The First Major Shift from individual to household income came with the introduction of the Joint Return (1948). This is the most significant change that moved the system toward considering household resources. If the husband was in a high income tax bracket, his wife, with even just a part-time job was now taxed at his rate. Many began to see this as a major reason there were stay-at-home-moms for it did not pay to get a simple job to stay busy.
Prior to 1948, they assumed passive income from investments could be shared with each spouse filing separately, reporting only their own income. This created a major disparity because residents of community property states (where income is legally considered jointly owned) could split income between two returns, lowering their total tax bill compared to identical-income couples in common-law property states. This drove the Democrats delirious. OMG, they could beat us out of some money.
Revenue Act of 1948 was intended to resolve this inequity or loophole and also to provide a benefit to married couples is how they sold the idea. Congress created the joint return. This allowed a married couple to combine their incomes, be taxed on the total, but use a tax schedule with brackets exactly twice as wide as those for a single individual. This is known as income splitting. It effectively created a “household” tax unit for married couples, though it was still an option (they could still file separately).
Consolidation of the “Household” Concept (Post-1948)
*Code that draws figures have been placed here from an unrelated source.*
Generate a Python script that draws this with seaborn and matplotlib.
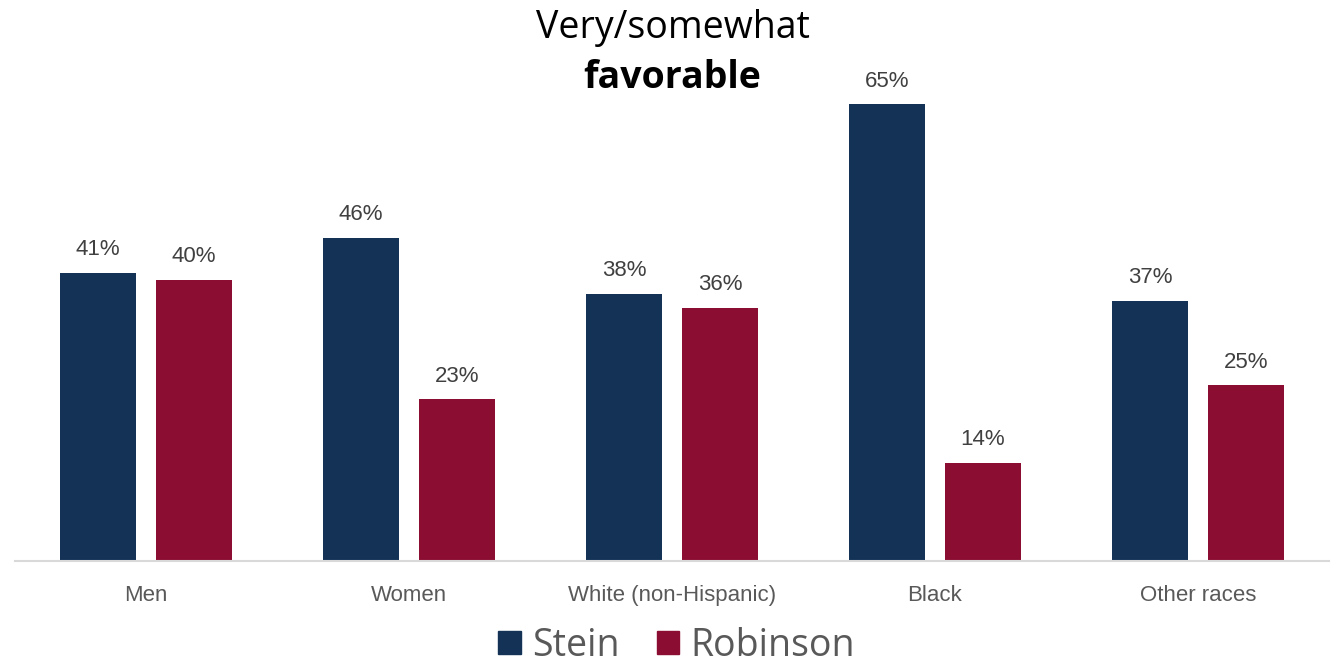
import seaborn as sns
import matplotlib.pyplot as plt
import pandas as pd

sns.set_style('white')
plt.rcParams['font.family'] = ['Open Sans', 'DejaVu Sans']

groups = ['Men', 'Women', 'White (non-Hispanic)', 'Black', 'Other races']
stein = [41, 46, 38, 65, 37]
robinson = [40, 23, 36, 14, 25]
series = ['Stein', 'Robinson']
colors = ['#133256', '#8B0E32']

data = pd.DataFrame({
    'group': groups * 2,
    'candidate': ['Stein'] * len(groups) + ['Robinson'] * len(groups),
    'value': stein + robinson,
})

fig = plt.figure(figsize=(13.32, 6.67), dpi=100)
ax = fig.add_axes([0.011, 0.159, 0.987, 0.841])

sns.barplot(data=data, x='group', y='value', hue='candidate', hue_order=series,
            palette=colors, width=0.73, gap=0.208, saturation=1,
            linewidth=0, legend=False, ax=ax)

for container in ax.containers:
    ax.bar_label(container, fmt='%d%%', padding=9, fontsize=16,
                 color='#404040', family='Liberation Sans')

ax.set_ylim(0, 79.8)
ax.set_xlim(-0.5, 4.5)
ax.set_xlabel('')
ax.set_ylabel('')
ax.set_yticks([])
ax.tick_params(axis='x', length=0, pad=17, labelsize=16, labelcolor='#595959')
for lbl in ax.get_xticklabels():
    lbl.set_family('Liberation Sans')
for side in ['top', 'right', 'left']:
    ax.spines[side].set_visible(False)
ax.spines['bottom'].set_color('#d9d9d9')
ax.spines['bottom'].set_linewidth(1.5)

fig.text(0.505, 0.958, 'Very/somewhat', ha='center', va='center',
         fontsize=27, color='black')
fig.text(0.505, 0.883, 'favorable', ha='center', va='center',
         fontsize=27, fontweight='bold', color='black')

handles = [plt.Rectangle((0, 0), 1, 1, color=c) for c in colors]
fig.legend(handles, series, loc='center', bbox_to_anchor=(0.508, 0.032),
           ncol=2, frameon=False, fontsize=27, labelcolor='#595959',
           handlelength=0.6, handleheight=0.6, handletextpad=0.3,
           columnspacing=1.0, borderpad=0.1)

fig.savefig('out.png', dpi=100)
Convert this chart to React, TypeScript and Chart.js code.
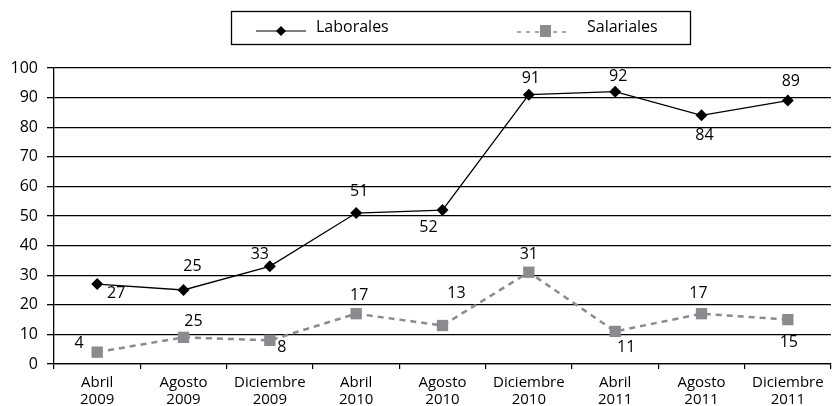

The 1948 law established married couples as a tax unit. Subsequent changes refined how different household structures are treated:
1969: The “marriage penalty” emerged. To address the fact that two single individuals could sometimes pay less tax than a married couple with the same combined income, Congress created a new tax schedule for single filers that was less favorable than half the married brackets. This formally established different tax treatments for different household/filing statuses (Single, Married Filing Jointly, Married Filing Separately, and later Head of Household).